Around one-third of all tenants in Ontario currently live in accommodation to which they could be denied access under the income criteria commonly employed by apartment owners. They do so because of the "fit" between cost of rental accommodation and household incomes and there is no reason to believe this will change soon. Household incomes have risen slowly or not at all in recent years and, if anything, rents in Ontario can be expected to rise and so increase the proportion of renters paying more than 30 percent of their income for accommodation.

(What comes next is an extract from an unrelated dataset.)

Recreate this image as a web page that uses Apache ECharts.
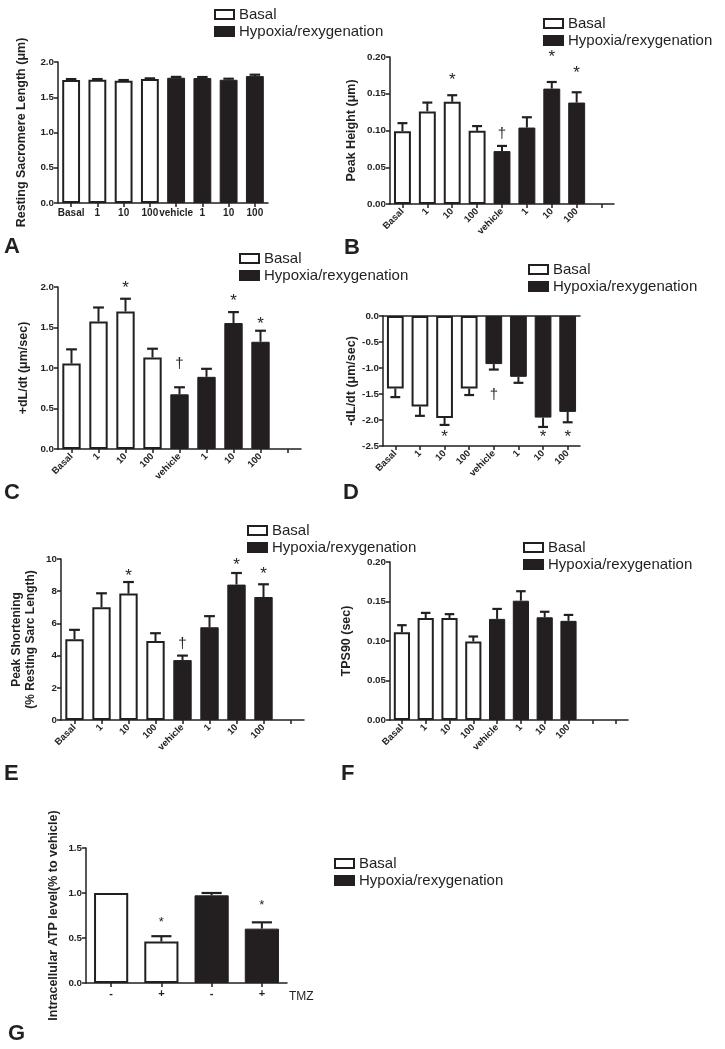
<!DOCTYPE html>
<html>
<head>
<meta charset="utf-8">
<script src="https://cdn.jsdelivr.net/npm/echarts@6/dist/echarts.min.js"></script>
<style>
html,body{margin:0;padding:0;background:#fff;}
#chart{width:725px;height:1049px;}
</style>
</head>
<body>
<div id="chart"></div>
<script>
// ---------- DATA ----------
const catsA = ['Basal','1','10','100','vehicle','1','10','100'];
const catsB = ['Basal','1','10','100','vehicle','1','10','100',''];
const catsC = ['Basal','1','10','100','vehicle','1','10','100',''];
const catsD = ['Basal','1','10','100','vehicle','1','10','100'];
const catsE = ['Basal','1','10','100','vehicle','1','10','100',''];
const catsF = ['Basal','1','10','100','vehicle','1','10','100','',''];
const catsG = ['-','+','-','+'];

const meanA = [1.743,1.748,1.734,1.758,1.777,1.772,1.748,1.80];
const errA  = [0.015,0.010,0.010,0.010,0.012,0.015,0.015,0.020];

const meanB = [0.099,0.126,0.139,0.0995,0.072,0.104,0.157,0.138];
const errB  = [0.011,0.012,0.009,0.0065,0.007,0.014,0.009,0.014];

const meanC = [1.056,1.573,1.698,1.13,0.675,0.891,1.555,1.324];
const errC  = [0.174,0.174,0.157,0.108,0.087,0.099,0.135,0.136];

const meanD = [-1.395,-1.74,-1.96,-1.395,-0.925,-1.17,-1.954,-1.844];
const errD  = [0.165,0.18,0.135,0.125,0.105,0.115,0.18,0.20];

const meanE = [5.02,7.0,7.85,4.9,3.72,5.76,8.41,7.64];
const errE  = [0.58,0.87,0.72,0.49,0.28,0.69,0.72,0.79];

const meanF = [0.111,0.129,0.129,0.0994,0.128,0.151,0.130,0.1255];
const errF  = [0.009,0.0066,0.005,0.0063,0.0126,0.012,0.007,0.0075];

const meanG = [1.0,0.46,0.974,0.604];
const errG  = [0,0.06,0.026,0.07];

// significance marks: [category index, value-level, symbol]
const markA = [];
const markB = [[2,0.174,'*'],[4,0.095,'†'],[6,0.205,'*'],[7,0.183,'*']];
const markC = [[2,2.03,'*'],[4,1.05,'†'],[6,1.865,'*'],[7,1.588,'*']];
const markD = [[2,-2.27,'*'],[4,-1.52,'†'],[6,-2.27,'*'],[7,-2.27,'*']];
const markE = [[2,9.17,'*'],[4,4.73,'†'],[6,9.83,'*'],[7,9.26,'*']];
const markF = [];
const markG = [[1,0.70,'*'],[3,0.89,'*']];

const seriesNames = ['Basal','Hypoxia/rexygenation'];
const panelLetters = ['A','B','C','D','E','F','G'];

// ---------- STYLE / LAYOUT ----------
const FONT = '"Liberation Sans", Arial, Helvetica, sans-serif';
const INK = '#231f20';

const panels = [
  {cats:catsA, mean:meanA, err:errA, marks:markA, nB:4, grid:{left:58,top:62,width:210,height:141},
   min:0,max:2.0,interval:0.5,dec:1,name:'Resting Sacromere Length (μm)',nameGap:29,rotate:0,
   legend:{left:214,top:7}, letter:{x:4,y:236}, markSize:17},
  {cats:catsB, mean:meanB, err:errB, marks:markB, nB:4, grid:{left:390,top:57,width:224,height:147},
   min:0,max:0.20,interval:0.05,dec:2,name:'Peak Height (μm)',nameGap:31,rotate:45,
   legend:{left:543,top:16}, letter:{x:344,y:237}, markSize:17},
  {cats:catsC, mean:meanC, err:errC, marks:markC, nB:4, grid:{left:58,top:287,width:243,height:162},
   min:0,max:2.0,interval:0.5,dec:1,name:'+dL/dt (μm/sec)',nameGap:27,rotate:45,
   legend:{left:239,top:251}, letter:{x:4,y:482}, markSize:17},
  {cats:catsD, mean:meanD, err:errD, marks:markD, nB:4, grid:{left:383,top:316,width:197,height:130},
   min:-2.5,max:0,interval:0.5,dec:1,name:'-dL/dt (μm/sec)',nameGap:24,rotate:45,
   legend:{left:528,top:262}, letter:{x:343,y:482}, markSize:17, topLine:true},
  {cats:catsE, mean:meanE, err:errE, marks:markE, nB:4, grid:{left:61,top:559,width:243,height:161},
   min:0,max:10,interval:2,dec:0,name:'Peak Shortening\n(% Resting Sarc Length)',nameGap:23,rotate:45,
   legend:{left:247,top:523}, letter:{x:4,y:763}, markSize:17},
  {cats:catsF, mean:meanF, err:errF, marks:markF, nB:4, grid:{left:390,top:562,width:238,height:158},
   min:0,max:0.20,interval:0.05,dec:2,name:'TPS90 (sec)',nameGap:36,rotate:45,
   legend:{left:523,top:540}, letter:{x:341,y:763}, markSize:17},
  {cats:catsG, mean:meanG, err:errG, marks:markG, nB:2, grid:{left:86,top:848,width:201,height:135},
   min:0,max:1.5,interval:0.5,dec:1,name:'Intracellular ATP level(% to vehicle)',nameGap:25,rotate:0,
   legend:{left:334,top:856}, letter:{x:8,y:1023}, markSize:13}
];

const grids=[], xAxes=[], yAxes=[], series=[], legends=[], graphics=[];
const axisLineStyle = {color:INK, width:1.5};

panels.forEach((p, gi) => {
  grids.push(Object.assign({containLabel:false}, p.grid));
  const xIdx = xAxes.length;
  xAxes.push({
    gridIndex:gi, type:'category', data:p.cats, position:'bottom',
    axisLine:{show:true, onZero:false, lineStyle:axisLineStyle},
    axisTick:{show:true, alignWithLabel:true, length:4, lineStyle:axisLineStyle},
    axisLabel:{interval:0, rotate:p.rotate, margin:p.rotate?6:5, color:INK,
      fontFamily:FONT, fontWeight:'bold', fontSize:p.rotate?9.5:(gi===6?11:10)},
    splitLine:{show:false}
  });
  if (p.topLine) {
    xAxes.push({gridIndex:gi, type:'category', data:p.cats, position:'top',
      axisLine:{show:true, onZero:false, lineStyle:axisLineStyle},
      axisTick:{show:false}, axisLabel:{show:false}, splitLine:{show:false}});
  }
  yAxes.push({
    gridIndex:gi, type:'value', min:p.min, max:p.max, interval:p.interval,
    axisLine:{show:true, onZero:false, lineStyle:axisLineStyle},
    axisTick:{show:true, length:4, lineStyle:axisLineStyle},
    axisLabel:{color:INK, fontFamily:FONT, fontWeight:'bold', fontSize:9.8, margin:4,
      formatter: v => Number(v).toFixed(p.dec)},
    splitLine:{show:false},
    name:p.name, nameLocation:'middle', nameGap:p.nameGap,
    nameTextStyle:{color:INK, fontFamily:FONT, fontWeight:'bold', fontSize:gi===4?12:12.5, lineHeight:14}
  });
  const basal = p.mean.map((v,i)=> i<p.nB ? v : null);
  const hyp   = p.mean.map((v,i)=> i>=p.nB ? v : null);
  series.push({
    name:seriesNames[0], type:'bar', xAxisIndex:xIdx, yAxisIndex:gi, data:basal,
    barWidth:'68%', barGap:'-100%',
    itemStyle:{color:'#ffffff', borderColor:INK, borderWidth:2}, z:2, silent:true
  });
  series.push({
    name:seriesNames[1], type:'bar', xAxisIndex:xIdx, yAxisIndex:gi, data:hyp,
    barWidth:'68%', barGap:'-100%',
    itemStyle:{color:INK, borderColor:INK, borderWidth:1}, z:2, silent:true
  });
  // error bars
  series.push({
    type:'custom', xAxisIndex:xIdx, yAxisIndex:gi, z:3, silent:true,
    data:p.mean.map((v,i)=>[i, v, p.err[i]]),
    renderItem:(params, api) => {
      const x = api.value(0), m = api.value(1), e = api.value(2);
      if (!e) return null;
      const p0 = api.coord([x, m]);
      const p1 = api.coord([x, m + (m < 0 ? -e : e)]);
      const hw = api.size([1,0])[0]*0.2;
      return {type:'group', children:[
        {type:'line', shape:{x1:p0[0],y1:p0[1],x2:p1[0],y2:p1[1]}, style:{stroke:INK,lineWidth:2}},
        {type:'line', shape:{x1:p0[0]-hw,y1:p1[1],x2:p0[0]+hw,y2:p1[1]}, style:{stroke:INK,lineWidth:2.2}}
      ]};
    }
  });
  if (p.marks.length) {
    const marks = p.marks;
    series.push({
      type:'custom', xAxisIndex:xIdx, yAxisIndex:gi, z:4, silent:true, clip:false,
      data:marks.map(m=>[m[0], m[1]]),
      renderItem:(params, api) => {
        const pt = api.coord([api.value(0), api.value(1)]);
        const sym = marks[params.dataIndex][2];
        const fs = sym === '*' ? p.markSize : 15;
        const dy = sym === '*' ? fs*0.22 : 0;
        return {type:'text', x:pt[0], y:pt[1]+dy,
          style:{text:sym, fill:INK, font:fs+'px '+FONT, align:'center', verticalAlign:'middle'}};
      }
    });
  }
  legends.push({
    left:p.legend.left, top:p.legend.top, orient:'vertical', padding:0, itemGap:2,
    itemWidth:19, itemHeight:9, icon:'rect', selectedMode:false,
    data:seriesNames,
    textStyle:{color:INK, fontFamily:FONT, fontSize:15}
  });
  graphics.push({type:'text', left:p.letter.x, top:p.letter.y,
    style:{text:panelLetters[gi], fill:INK, font:'bold 22px '+FONT}});
});

graphics.push({type:'text', left:289, top:991,
  style:{text:'TMZ', fill:INK, font:'12px '+FONT}});

const chart = echarts.init(document.getElementById('chart'), null, {renderer:'canvas'});
chart.setOption({
  backgroundColor:'#ffffff',
  animation:false,
  grid:grids, xAxis:xAxes, yAxis:yAxes, series:series, legend:legends, graphic:graphics
});
</script>
</body>
</html>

Because, there is already a very strong relationship between household income and rent naturally enough, people with more income are prepared to spend more and those with less income look for lower-priced accommodation efforts to produce a "fairer" distribution of accommodation will do almost nothing to decrease the proportion of tenants paying large proportions of their total income for rent.
Not surprisingly, there is some variation in the particular conditions of renters across the province, but my analysis shows that the basic patterns are the same everywhere and are not, say, a peculiarity of Metro Toronto or even of the large municipalities taken as a group. In the areas of the province where rental accommodation is less expensive, the household incomes are also lower.
Giving the owners of rental accommodation the right to use income criteria to exclude prospective tenants will increase the hardship of all poorer renters and effectively permit discrimination against many underprivileged groups heretofore protected from discrimination by the Human Rights Code, while doing nothing for landlords.